La conséquence de cette décision du Ministère était la reprise de l’enthousiasme des agents économiques envers les Bons du Trésor dans le sens que l’adjudication du 22 juin 2021 qui a suivi cette décision a reçu une grande réponse. En effet, le Ministère a annoncé un montant de 20 milliards de CDF et le montant soumis était à hauteur de 49,11 milliards de CDF, soit un taux de couverture de 245,6%. Malheureusement, les conditions du marché n’étaient pas satisfaisantes dans le sens que le taux pondéré n’avait pas tenu compte du caractère indexé des titres qui implique l’élimination de la totalité du risque de change.

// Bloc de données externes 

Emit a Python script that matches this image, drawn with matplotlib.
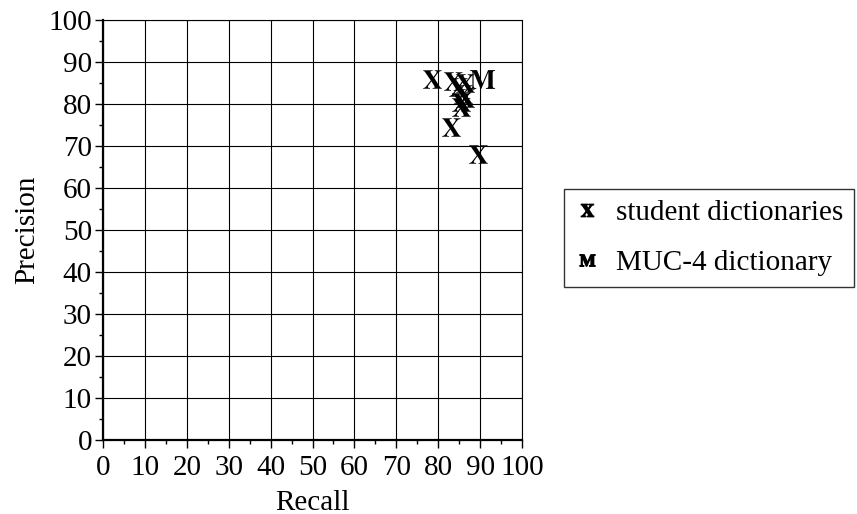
import numpy as np
import matplotlib
matplotlib.use('Agg')
import matplotlib.pyplot as plt
from matplotlib.lines import Line2D

plt.rcParams['font.family'] = ['Liberation Serif', 'DejaVu Serif']
plt.rcParams['mathtext.fontset'] = 'stix'

# student dictionaries (recall, precision)
student_recall = [78.5, 83.5, 86.3, 84.8, 86.0, 86.5, 85.5, 85.5, 83.0, 89.5]
student_precision = [86.0, 85.5, 85.0, 84.0, 82.5, 81.5, 80.5, 79.2, 74.5, 68.2]
# MUC-4 dictionary
muc_recall = [90.5]
muc_precision = [86.0]

ticks = np.arange(0, 101, 10)

fig = plt.figure(figsize=(8.57, 5.14), dpi=100)
ax = fig.add_axes([103/857, 1 - 440/514, 419/857, 420/514])

ax.scatter(student_recall, student_precision, marker=r'$\mathbf{X}$', s=180, c='k', linewidths=0, zorder=3)
ax.scatter(muc_recall, muc_precision, marker=r'$\mathbf{M}$', s=330, c='k', linewidths=0, zorder=3)

ax.set_xlim(0, 100)
ax.set_ylim(0, 100)
ax.set_xticks(ticks)
ax.set_yticks(ticks)
ax.set_xticks(np.arange(5, 100, 10), minor=True)
ax.set_yticks(np.arange(5, 100, 10), minor=True)
ax.grid(True, color='k', linewidth=0.8)
ax.tick_params(which='major', direction='out', length=6, width=1, labelsize=21, pad=2)
ax.tick_params(axis='x', which='major', pad=5)
ax.tick_params(which='minor', direction='out', length=3, width=1)
for s in ['left', 'bottom']:
    ax.spines[s].set_linewidth(1.6)
for s in ['top', 'right']:
    ax.spines[s].set_linewidth(0.8)
ax.set_xlabel('Recall', fontsize=21, labelpad=6)
ax.set_ylabel('Precision', fontsize=21, labelpad=6)

handles = [
    Line2D([], [], linestyle='none', marker=r'$\mathbf{X}$', color='k', markersize=9),
    Line2D([], [], linestyle='none', marker=r'$\mathbf{M}$', color='k', markersize=11),
]
leg = fig.legend(handles, ['student dictionaries', 'MUC-4 dictionary'],
                 loc='upper left', bbox_to_anchor=(564/857, 1 - 189/514),
                 fontsize=21, frameon=True, fancybox=False, edgecolor='k',
                 handlelength=0.8, handletextpad=0.6, borderpad=0.38, labelspacing=0.8,
                 borderaxespad=0)
leg.get_frame().set_linewidth(1.0)

fig.savefig('out.png', dpi=100)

Le taux minimum proposé était de 8% et le taux maximal était de 20%, alors aucune soumission n’a été retenue par le Trésor.
A l’adjudication du 6 juillet 2021, les opérateurs économiques ont tenu compte du caractère indexé des titres et le marché a eu lieu et a permis le Trésor de collecté 24,14 milliards de CDF au taux moyen pondéré de 6,56% après que 5 soumissionnaires ont soumis un montant de 56,64 milliards de CDF pendant que le Trésor avait annoncé un montant de 20 milliards, soit un taux de couverture de 283,2%, rappelant l’enthousiasme des opérateurs économiques lors du lancement officiel de ce marché au dernier trimestre de 2019.
Certes, l’indexation des Bons du Trésor au taux de change a rendu les opérateurs privés plus enthousiastes vis-à-vis de ces titres, mais cela ne constitue pas une condition suffisante qui puisse garantir l’épanouissement de ce marché des capitaux internes. Pour y arriver, il sera utile pour le Gouvernement d’améliorer la crédibilité de sa signature en tant qu’emprunteur solvable et bon gestionnaire de la chose publique en vue de favoriser l’efficacité du marché des valeurs du Trésor. Le crédit étant avant tout une question de confiance, le succès des valeurs du Trésor dépend fortement de la foi qu’ont les investisseurs dans la capacité et la détermination du Gouvernement à respecter scrupuleusement ses engagements.